I want to re-read Nancy Drew now!! :D

At Wednesday, 06 February, 2008, Anonymous Suzy said...

Nancy was too busy driving around in her little blue roadster to bother with mundane things like college! :)

At Thursday, 07 February, 2008, Blogger Scott said...

I've seen the Grafton book and have been thinking about reading it. Sounds like you think it was worthwhile.

At Sunday, 10 February, 2008, Blogger Fantasy Writer Guy said...

I also watched Fahrenheit 451 in January - for the first time - surprising since it's one of my favorite books. I think the best part of your fit was when you ignored the knitting project for the rest of the night. Scarves hate to be ignored. I bet it learned a lesson! I was at Dave's this morning and he had a bit of an incident with his knitting project! But I'll say no more. I'll let him tell you.

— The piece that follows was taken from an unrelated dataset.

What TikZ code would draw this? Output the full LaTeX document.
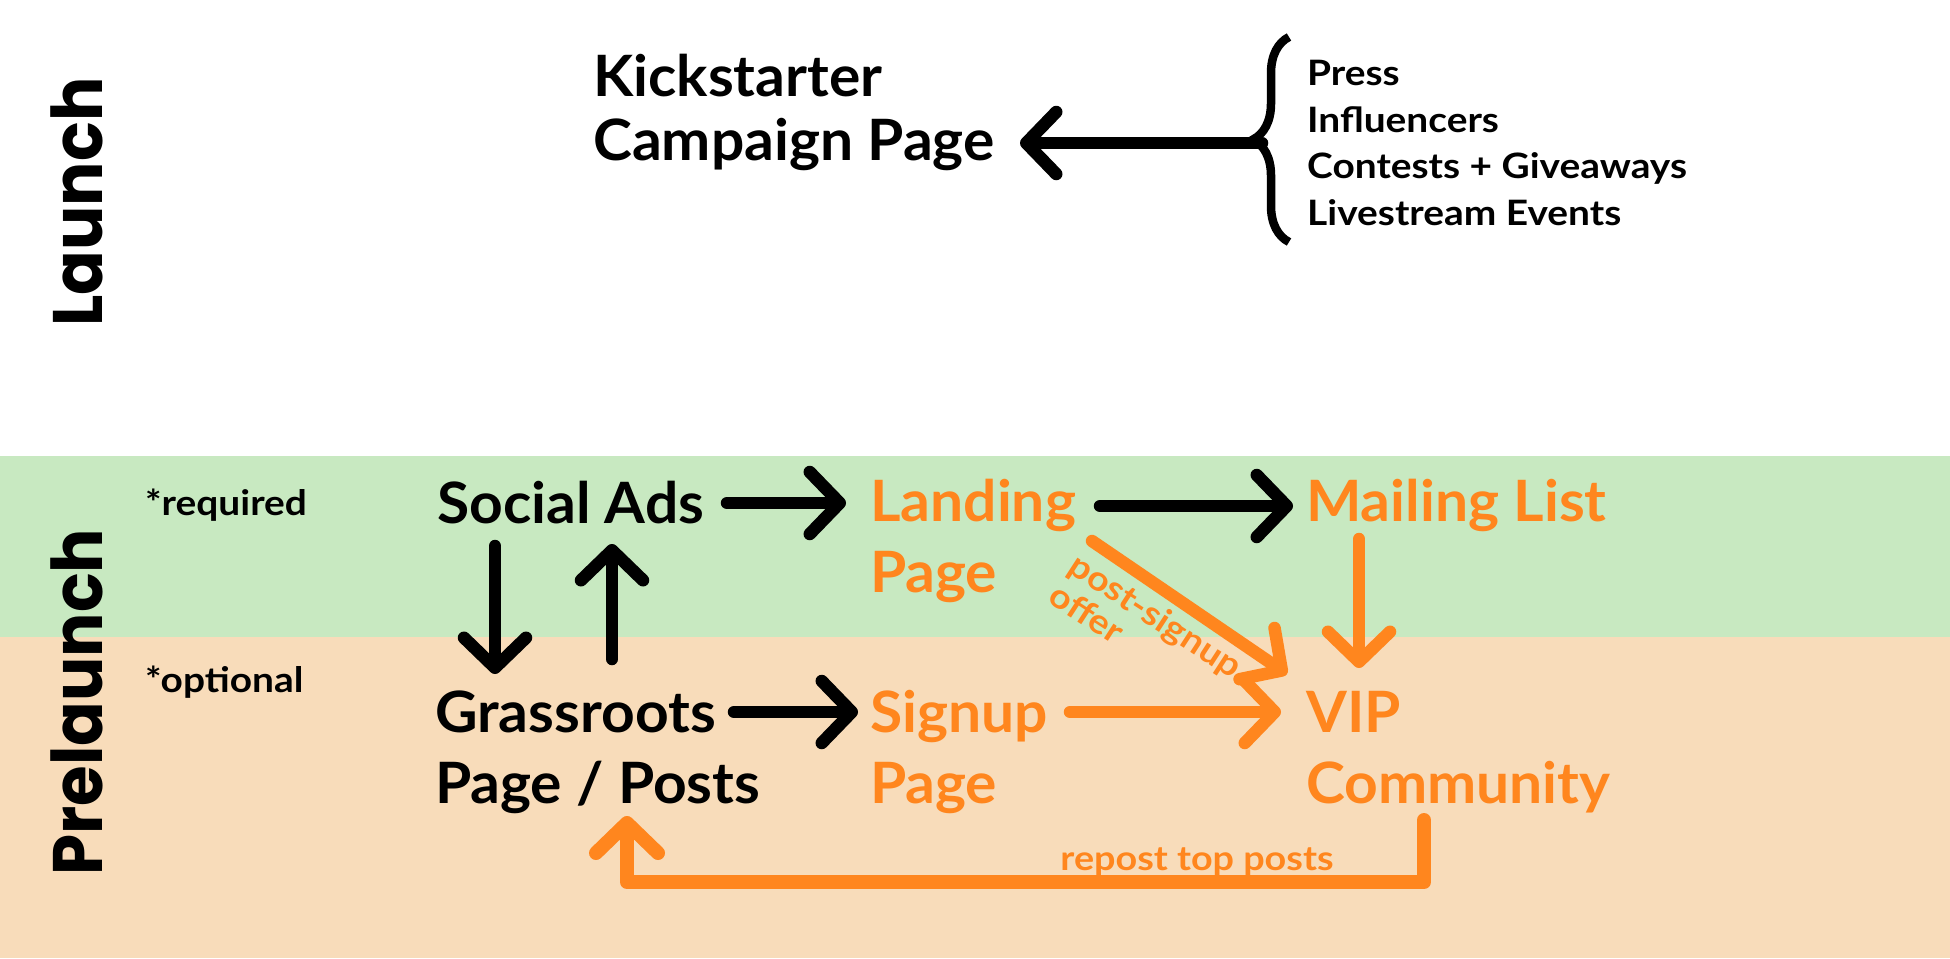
\documentclass[tikz,border=0pt]{standalone}
\usepackage{fontspec}
\setmainfont{Lato}[FakeStretch=1.03]
\newfontfamily\smallfont{Lato}[FakeStretch=1.11]
\newfontfamily\popfont{Poppins}[FakeStretch=0.94]
\usetikzlibrary{arrows.meta,decorations.pathreplacing}
\definecolor{bandgreen}{HTML}{C8E9C1}
\definecolor{bandpeach}{HTML}{F8DCBA}
\definecolor{accent}{HTML}{FF861E}
\begin{document}
\begin{tikzpicture}[x=1pt,y=-1pt,
  phase/.style={font=\popfont\bfseries\fontsize{70}{70}\selectfont, rotate=90, anchor=base, inner sep=0pt},
  big/.style={font=\bfseries\fontsize{57}{71}\selectfont, inner sep=0pt, anchor=base west, align=left},
  bigk/.style={big, font=\bfseries\fontsize{57}{64}\selectfont},
  listtxt/.style={font=\smallfont\bfseries\fontsize{35}{35}\selectfont, inner sep=0pt, anchor=base west},
  tag/.style={font=\smallfont\bfseries\fontsize{35}{35}\selectfont, inner sep=0pt, anchor=base west},
  small/.style={font=\smallfont\bfseries\fontsize{34}{36}\selectfont, inner sep=0pt, text=accent},
  barrow/.style={line width=12.5pt, line cap=round, line join=round, -{Straight Barb[length=30pt, width=62pt, round]}},
  oarrow/.style={barrow, draw=accent},
]
\fill[white] (0,0) rectangle (1950,958);
\fill[bandgreen] (0,456) rectangle (1950,637);
\fill[bandpeach] (0,637) rectangle (1950,958);
\useasboundingbox (0,0) rectangle (1950,958);

\node[phase] (launch) at (102,202) {Launch};
\node[phase] (prelaunch) at (102,702) {Prelaunch};

\node[bigk] (kick) at (593,160) {Kickstarter\\Campaign Page};
\node[listtxt] (press) at (1307,85) {Press};
\node[listtxt] (infl) at (1307,132) {Influencers};
\node[listtxt] (contests) at (1307,178) {Contests + Giveaways};
\node[listtxt] (live) at (1307,225) {Livestream Events};
\draw[line width=8.5pt, decorate, decoration={brace, amplitude=36pt}] (1289,242) -- (1289,37);
\coordinate (bracetip) at (1262,143);
\draw[barrow] (bracetip) -- ([shift={(427,-17)}]kick.base west);

\node[tag] (req) at (145,515) {*required};
\node[tag] (opt) at (145,692) {*optional};

\node[big] (social) at (437,523) {Social Ads};
\node[big, text=accent] (landing) at (870,592) {Landing\\Page};
\node[big, text=accent] (mailing) at (1306,521) {Mailing List};
\node[big] (grass) at (435,803) {Grassroots\\Page / Posts};
\node[big, text=accent] (signup) at (870,803) {Signup\\Page};
\node[big, text=accent] (vip) at (1306,803) {VIP\\Community};

\draw[barrow] ([shift={(290,-20)}]social.base west) -- ([shift={(-24,-89)}]landing.base west);
\draw[barrow] ([shift={(230,-86)}]landing.base west) -- ([shift={(-13,-15)}]mailing.base west);
\draw[barrow] ([shift={(58,23)}]social.base west) -- ([shift={(60,-129)}]grass.base west);
\draw[barrow] ([shift={(177,-144)}]grass.base west) -- ([shift={(175,21)}]social.base west);
\draw[barrow] ([shift={(299,-91)}]grass.base west) -- ([shift={(-12,-91)}]signup.base west);

\draw[oarrow] ([shift={(200,-91)}]signup.base west) -- ([shift={(-25,-91)}]vip.base west);
\draw[oarrow] ([shift={(53,18)}]mailing.base west) -- ([shift={(53,-135)}]vip.base west);
\draw[oarrow] ([shift={(222,-51)}]landing.base west) -- ([shift={(-19,-129)}]vip.base west);
\node[small, rotate=-33, align=left] (offer) at (1146,630) {post-signup\\offer};

\draw[oarrow, line width=14pt] ([shift={(118,17)}]vip.base west) -- ++(0,62) -| ([shift={(192,13)}]grass.base west);
\node[small, anchor=base] (repost) at (1197,870) {repost top posts};
\end{tikzpicture}
\end{document}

At Monday, 11 February, 2008, Blogger Beth said...

Wow, my heart dropped about the scarf. I've had so many knitting woes.

What a lot of reading ... and watching, but more importantly, have a great time in Vegas!

At Monday, 11 February, 2008, Blogger Sal said...

I've never ever been into mysteries, not even Nancy or those hunky Hardy Boys. I just couldn't sit through DaVinci Code, there's just something about Tom Hanks that grates on my nerves...

At Tuesday, 12 February, 2008, Blogger Kathleen said...

Zombie - Really? Strippers lie? Who knew? ;-) I feel better knowing I'm not the only one who couldn't get through that crap movie. I could mail the book to you - once I get it back from the person who's reading it now.

Heather - I'm glad I saved you $3. Trust me, it's not even worth that.

Suzy - I wanted a roadster so badly when I was a kid! I had the titian hair and blue eyes!! ;-)

Scott - I liked it, if you've liked the others, go for it.

FWG - I felt bad wasting the time not knitting, but I really needed a break. Oooh, has Dave updated?

Beth - I'll send you that pattern. ;-)

Sal - I love mysteries, especially Nancy Drew and Hardy Boys!!!